→ **PROBLEM DESCRIPTION**: Return the material exactly as supplied, apart from the pictures, which are omitted.

→ **MATERIAL PROVIDED**:
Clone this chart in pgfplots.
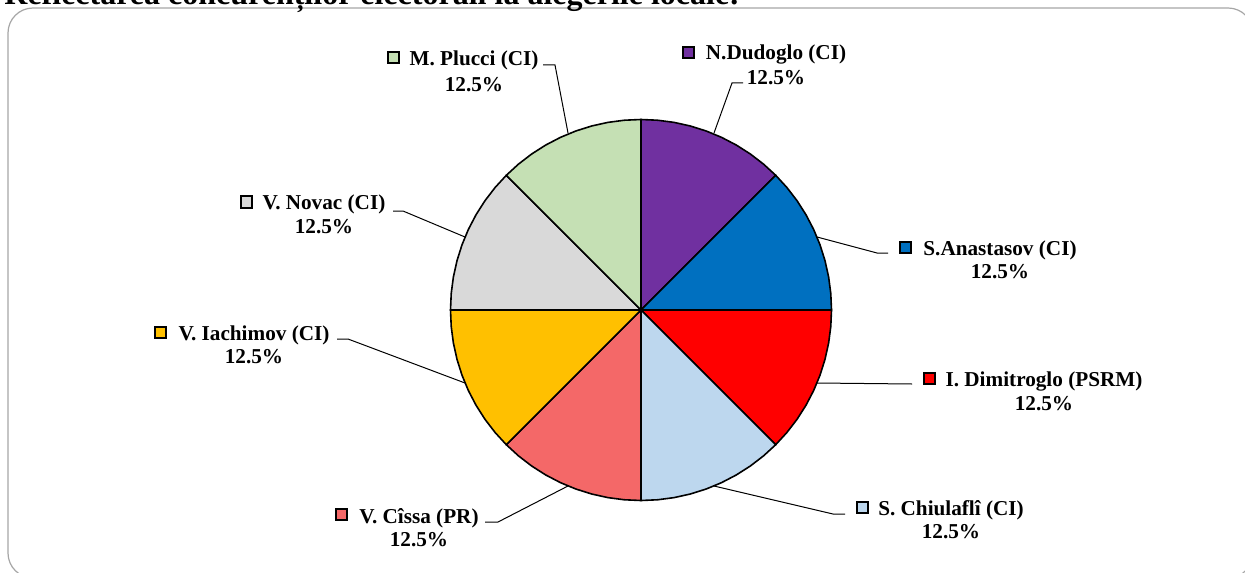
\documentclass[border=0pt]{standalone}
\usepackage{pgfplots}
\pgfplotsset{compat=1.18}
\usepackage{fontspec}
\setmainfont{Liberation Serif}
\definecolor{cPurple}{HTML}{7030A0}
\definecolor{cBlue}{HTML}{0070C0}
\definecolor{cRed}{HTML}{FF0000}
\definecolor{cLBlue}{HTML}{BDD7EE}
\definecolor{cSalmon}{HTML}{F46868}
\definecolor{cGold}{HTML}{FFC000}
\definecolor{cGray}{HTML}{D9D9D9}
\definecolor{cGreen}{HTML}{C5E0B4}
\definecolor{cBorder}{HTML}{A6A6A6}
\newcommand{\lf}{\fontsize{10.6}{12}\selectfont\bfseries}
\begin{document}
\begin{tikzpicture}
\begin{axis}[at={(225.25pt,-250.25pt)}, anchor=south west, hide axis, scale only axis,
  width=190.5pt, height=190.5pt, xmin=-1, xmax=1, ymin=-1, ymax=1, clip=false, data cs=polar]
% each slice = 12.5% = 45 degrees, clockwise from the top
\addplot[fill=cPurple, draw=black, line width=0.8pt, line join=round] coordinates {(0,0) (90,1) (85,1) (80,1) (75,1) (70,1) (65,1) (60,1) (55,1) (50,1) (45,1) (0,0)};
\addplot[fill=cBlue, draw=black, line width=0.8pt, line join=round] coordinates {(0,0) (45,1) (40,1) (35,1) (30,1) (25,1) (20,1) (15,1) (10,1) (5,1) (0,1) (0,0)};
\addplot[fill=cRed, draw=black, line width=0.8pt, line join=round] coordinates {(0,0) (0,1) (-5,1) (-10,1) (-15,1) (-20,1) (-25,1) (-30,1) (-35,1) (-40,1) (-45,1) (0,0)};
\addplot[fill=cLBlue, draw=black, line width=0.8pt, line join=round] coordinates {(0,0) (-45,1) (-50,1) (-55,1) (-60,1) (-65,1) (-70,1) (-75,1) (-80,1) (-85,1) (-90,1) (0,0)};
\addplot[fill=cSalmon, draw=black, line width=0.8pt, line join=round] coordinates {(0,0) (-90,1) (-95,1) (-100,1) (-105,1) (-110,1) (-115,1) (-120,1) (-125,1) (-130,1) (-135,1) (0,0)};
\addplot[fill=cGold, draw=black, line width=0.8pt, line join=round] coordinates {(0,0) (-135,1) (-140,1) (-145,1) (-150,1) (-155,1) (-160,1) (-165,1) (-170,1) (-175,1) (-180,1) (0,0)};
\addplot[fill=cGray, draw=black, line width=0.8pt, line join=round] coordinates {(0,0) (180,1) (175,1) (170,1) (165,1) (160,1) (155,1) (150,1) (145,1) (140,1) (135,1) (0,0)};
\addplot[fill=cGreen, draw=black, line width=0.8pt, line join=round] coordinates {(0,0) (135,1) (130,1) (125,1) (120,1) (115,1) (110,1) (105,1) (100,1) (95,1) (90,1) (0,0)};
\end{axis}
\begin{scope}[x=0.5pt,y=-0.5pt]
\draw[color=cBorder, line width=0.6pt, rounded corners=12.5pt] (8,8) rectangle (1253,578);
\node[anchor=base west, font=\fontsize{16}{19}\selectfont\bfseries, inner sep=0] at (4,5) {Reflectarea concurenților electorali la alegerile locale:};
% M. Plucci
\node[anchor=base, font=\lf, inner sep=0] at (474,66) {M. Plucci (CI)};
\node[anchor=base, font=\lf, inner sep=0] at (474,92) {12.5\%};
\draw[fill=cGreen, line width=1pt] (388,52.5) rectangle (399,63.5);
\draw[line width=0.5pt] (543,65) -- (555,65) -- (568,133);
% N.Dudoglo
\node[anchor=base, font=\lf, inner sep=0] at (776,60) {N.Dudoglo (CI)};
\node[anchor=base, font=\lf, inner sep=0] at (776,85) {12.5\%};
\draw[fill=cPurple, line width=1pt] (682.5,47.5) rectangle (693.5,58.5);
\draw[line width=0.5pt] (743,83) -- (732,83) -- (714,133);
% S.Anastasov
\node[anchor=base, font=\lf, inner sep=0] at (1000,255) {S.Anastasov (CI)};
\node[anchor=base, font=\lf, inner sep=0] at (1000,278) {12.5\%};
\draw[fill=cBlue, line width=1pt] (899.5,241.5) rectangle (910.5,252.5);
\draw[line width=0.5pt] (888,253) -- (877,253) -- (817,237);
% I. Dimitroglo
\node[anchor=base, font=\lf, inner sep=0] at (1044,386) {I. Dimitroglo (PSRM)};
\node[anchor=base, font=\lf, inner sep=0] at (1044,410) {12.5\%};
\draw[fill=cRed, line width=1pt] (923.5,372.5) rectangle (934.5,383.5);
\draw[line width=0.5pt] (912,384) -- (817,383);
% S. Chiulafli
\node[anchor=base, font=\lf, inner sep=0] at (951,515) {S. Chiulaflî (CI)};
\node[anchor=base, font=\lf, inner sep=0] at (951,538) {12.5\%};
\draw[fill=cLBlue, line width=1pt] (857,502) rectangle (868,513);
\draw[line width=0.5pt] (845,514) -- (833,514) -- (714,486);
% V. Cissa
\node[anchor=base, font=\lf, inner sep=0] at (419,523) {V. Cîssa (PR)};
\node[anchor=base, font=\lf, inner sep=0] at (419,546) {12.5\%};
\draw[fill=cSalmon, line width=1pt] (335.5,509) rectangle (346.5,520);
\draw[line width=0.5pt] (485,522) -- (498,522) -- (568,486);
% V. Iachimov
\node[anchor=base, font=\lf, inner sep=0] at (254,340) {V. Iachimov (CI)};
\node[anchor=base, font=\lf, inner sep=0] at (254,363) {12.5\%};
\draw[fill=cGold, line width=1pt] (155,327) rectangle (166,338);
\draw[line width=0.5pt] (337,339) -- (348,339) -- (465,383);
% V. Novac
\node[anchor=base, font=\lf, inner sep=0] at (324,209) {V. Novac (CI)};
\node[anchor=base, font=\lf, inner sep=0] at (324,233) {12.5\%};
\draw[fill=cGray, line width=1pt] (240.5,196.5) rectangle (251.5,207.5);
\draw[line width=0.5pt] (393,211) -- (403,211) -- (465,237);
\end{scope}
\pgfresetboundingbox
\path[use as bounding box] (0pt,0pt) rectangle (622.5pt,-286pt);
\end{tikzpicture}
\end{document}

→ **OUTPUT OF THE EXERCISE**:
Clone this chart in pgfplots.
\documentclass[border=0pt]{standalone}
\usepackage{pgfplots}
\pgfplotsset{compat=1.18}
\usepackage{fontspec}
\setmainfont{Liberation Serif}
\definecolor{cPurple}{HTML}{7030A0}
\definecolor{cBlue}{HTML}{0070C0}
\definecolor{cRed}{HTML}{FF0000}
\definecolor{cLBlue}{HTML}{BDD7EE}
\definecolor{cSalmon}{HTML}{F46868}
\definecolor{cGold}{HTML}{FFC000}
\definecolor{cGray}{HTML}{D9D9D9}
\definecolor{cGreen}{HTML}{C5E0B4}
\definecolor{cBorder}{HTML}{A6A6A6}
\newcommand{\lf}{\fontsize{10.6}{12}\selectfont\bfseries}
\begin{document}
\begin{tikzpicture}
\begin{axis}[at={(225.25pt,-250.25pt)}, anchor=south west, hide axis, scale only axis,
  width=190.5pt, height=190.5pt, xmin=-1, xmax=1, ymin=-1, ymax=1, clip=false, data cs=polar]
% each slice = 12.5% = 45 degrees, clockwise from the top
\addplot[fill=cPurple, draw=black, line width=0.8pt, line join=round] coordinates {(0,0) (90,1) (85,1) (80,1) (75,1) (70,1) (65,1) (60,1) (55,1) (50,1) (45,1) (0,0)};
\addplot[fill=cBlue, draw=black, line width=0.8pt, line join=round] coordinates {(0,0) (45,1) (40,1) (35,1) (30,1) (25,1) (20,1) (15,1) (10,1) (5,1) (0,1) (0,0)};
\addplot[fill=cRed, draw=black, line width=0.8pt, line join=round] coordinates {(0,0) (0,1) (-5,1) (-10,1) (-15,1) (-20,1) (-25,1) (-30,1) (-35,1) (-40,1) (-45,1) (0,0)};
\addplot[fill=cLBlue, draw=black, line width=0.8pt, line join=round] coordinates {(0,0) (-45,1) (-50,1) (-55,1) (-60,1) (-65,1) (-70,1) (-75,1) (-80,1) (-85,1) (-90,1) (0,0)};
\addplot[fill=cSalmon, draw=black, line width=0.8pt, line join=round] coordinates {(0,0) (-90,1) (-95,1) (-100,1) (-105,1) (-110,1) (-115,1) (-120,1) (-125,1) (-130,1) (-135,1) (0,0)};
\addplot[fill=cGold, draw=black, line width=0.8pt, line join=round] coordinates {(0,0) (-135,1) (-140,1) (-145,1) (-150,1) (-155,1) (-160,1) (-165,1) (-170,1) (-175,1) (-180,1) (0,0)};
\addplot[fill=cGray, draw=black, line width=0.8pt, line join=round] coordinates {(0,0) (180,1) (175,1) (170,1) (165,1) (160,1) (155,1) (150,1) (145,1) (140,1) (135,1) (0,0)};
\addplot[fill=cGreen, draw=black, line width=0.8pt, line join=round] coordinates {(0,0) (135,1) (130,1) (125,1) (120,1) (115,1) (110,1) (105,1) (100,1) (95,1) (90,1) (0,0)};
\end{axis}
\begin{scope}[x=0.5pt,y=-0.5pt]
\draw[color=cBorder, line width=0.6pt, rounded corners=12.5pt] (8,8) rectangle (1253,578);
\node[anchor=base west, font=\fontsize{16}{19}\selectfont\bfseries, inner sep=0] at (4,5) {Reflectarea concurenților electorali la alegerile locale:};
% M. Plucci
\node[anchor=base, font=\lf, inner sep=0] at (474,66) {M. Plucci (CI)};
\node[anchor=base, font=\lf, inner sep=0] at (474,92) {12.5\%};
\draw[fill=cGreen, line width=1pt] (388,52.5) rectangle (399,63.5);
\draw[line width=0.5pt] (543,65) -- (555,65) -- (568,133);
% N.Dudoglo
\node[anchor=base, font=\lf, inner sep=0] at (776,60) {N.Dudoglo (CI)};
\node[anchor=base, font=\lf, inner sep=0] at (776,85) {12.5\%};
\draw[fill=cPurple, line width=1pt] (682.5,47.5) rectangle (693.5,58.5);
\draw[line width=0.5pt] (743,83) -- (732,83) -- (714,133);
% S.Anastasov
\node[anchor=base, font=\lf, inner sep=0] at (1000,255) {S.Anastasov (CI)};
\node[anchor=base, font=\lf, inner sep=0] at (1000,278) {12.5\%};
\draw[fill=cBlue, line width=1pt] (899.5,241.5) rectangle (910.5,252.5);
\draw[line width=0.5pt] (888,253) -- (877,253) -- (817,237);
% I. Dimitroglo
\node[anchor=base, font=\lf, inner sep=0] at (1044,386) {I. Dimitroglo (PSRM)};
\node[anchor=base, font=\lf, inner sep=0] at (1044,410) {12.5\%};
\draw[fill=cRed, line width=1pt] (923.5,372.5) rectangle (934.5,383.5);
\draw[line width=0.5pt] (912,384) -- (817,383);
% S. Chiulafli
\node[anchor=base, font=\lf, inner sep=0] at (951,515) {S. Chiulaflî (CI)};
\node[anchor=base, font=\lf, inner sep=0] at (951,538) {12.5\%};
\draw[fill=cLBlue, line width=1pt] (857,502) rectangle (868,513);
\draw[line width=0.5pt] (845,514) -- (833,514) -- (714,486);
% V. Cissa
\node[anchor=base, font=\lf, inner sep=0] at (419,523) {V. Cîssa (PR)};
\node[anchor=base, font=\lf, inner sep=0] at (419,546) {12.5\%};
\draw[fill=cSalmon, line width=1pt] (335.5,509) rectangle (346.5,520);
\draw[line width=0.5pt] (485,522) -- (498,522) -- (568,486);
% V. Iachimov
\node[anchor=base, font=\lf, inner sep=0] at (254,340) {V. Iachimov (CI)};
\node[anchor=base, font=\lf, inner sep=0] at (254,363) {12.5\%};
\draw[fill=cGold, line width=1pt] (155,327) rectangle (166,338);
\draw[line width=0.5pt] (337,339) -- (348,339) -- (465,383);
% V. Novac
\node[anchor=base, font=\lf, inner sep=0] at (324,209) {V. Novac (CI)};
\node[anchor=base, font=\lf, inner sep=0] at (324,233) {12.5\%};
\draw[fill=cGray, line width=1pt] (240.5,196.5) rectangle (251.5,207.5);
\draw[line width=0.5pt] (393,211) -- (403,211) -- (465,237);
\end{scope}
\pgfresetboundingbox
\path[use as bounding box] (0pt,0pt) rectangle (622.5pt,-286pt);
\end{tikzpicture}
\end{document}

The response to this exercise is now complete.